Toxins may trigger or worsen the development of NAFLD. One recent paper concluded that EDCs play a role in the illness—taking special note of the association between childhood EDC exposure and adult liver disease. A second review suggested that PCBs and other POPs are “negatively associated with liver health.” And yet another review found that toxins including PCBs, arsenic, dioxins, and PFOA (a common form of PFAS) may influence the progression from NAFLD to the more severe NASH.

Epidemiological data support these assertions. One study of 7,605 adults, representing a national survey of US residents, found that people with higher levels of BPA in their urine were more likely to have NAFLD. A study of 944 adolescents reached the same conclusion. And a recent meta-analysis of human observational studies (as well as animal research) found that PFAS is toxic to the liver and may contribute to the NAFLD epidemic.

Several possible mechanisms may explain how toxins cause or contribute to NAFLD. A recent review found that EDCs bind to nuclear receptors in the liver, influencing gene expression and driving the organ toward NAFLD. Another recent paper concluded that many toxins (including heavy metals, dioxins, and PCBs) activate the PPARα signaling pathway, thus inhibiting enzymes that govern fatty acid β-oxidation, ultimately leading to NAFLD. Finally, in vitro research on PFOA found that the chemical interfered with fatty acid catabolism, leading to “perturbations in various metabolic processes” in liver cells.
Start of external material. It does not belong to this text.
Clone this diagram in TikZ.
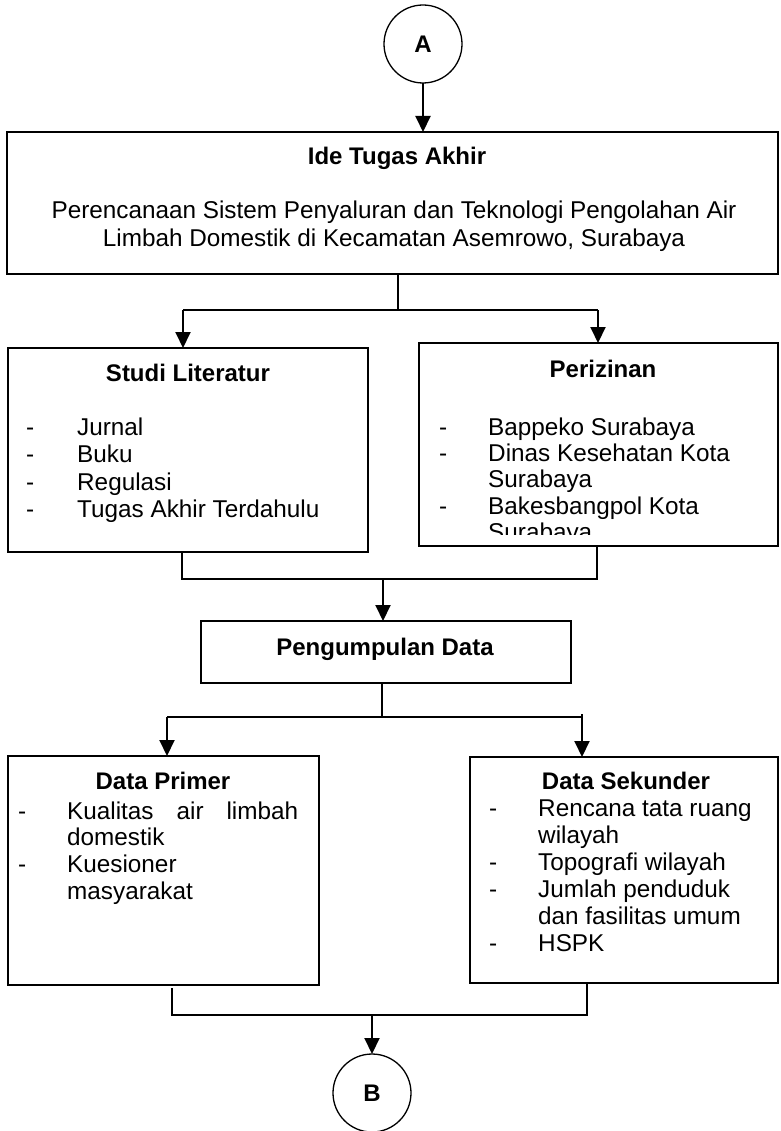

How can we limit our toxin exposure?

Toxins are everywhere. However, some simple strategies can significantly reduce your toxic load. Here are some best practices:

1. Filter your air. EDCs like small particulate matter, phthalates, and heavy metals in car exhaust can all be airborne. Running an air purifier in your home (ideally with a HEPA-designated filter) has been proven to meaningfully reduce some of these toxins, leading to better markers of metabolic health.
2. Filter your water. A high-quality water filter may reduce atrazine (an EDC and common herbicide) and other environmental toxins that leach into groundwater. It may also reduce disinfection by-products, aka DBPs—toxic chemical residues of chlorine disinfection.
3. Minimize plastic contact. Plastic packaging may contain as many as 15 known EDCs, some of which leach into your food. BPA levels spike in your urine after consuming canned food and canned beverages, both of which have plastic linings. Plastic water bottles, cutlery, food storage containers, etc., may all be a source of toxins in your diet. And while some manufacturers have begun advertising “BPA-free” plastics, this does not mean the products are safe. Instead, they may contain similar chemicals, like BPS and BPF, also known endocrine disruptors.
4. Choose care products carefully. From soap, toothpaste, and perfume to makeup, deodorant, and shaving cream, personal care products are a huge potential source of toxins. When you’re buying products, avoid known EDCs such as triclosan, phthalates, and PFAS. “Natural” personal care products are sometimes better, but it’s always important to check the label.
5. Skip the receipt. Many cash registers print receipts using thermal paper coated in BPA powder (or a similar compound, BPS). BPA can be readily absorbed through your skin. According to research by the Environmental Working Group, one receipt may contain up to 1000 times more BPA than the plastic in a single can of food.
6. Protect your health fundamentals. Your body is a wondrously complex system, and taking care of your health in one area can create positive results in another. If you’re getting enough sleep, exercising, eating well, and attending to your other basic health needs, your body may be better able to limit the damage of environmental toxins.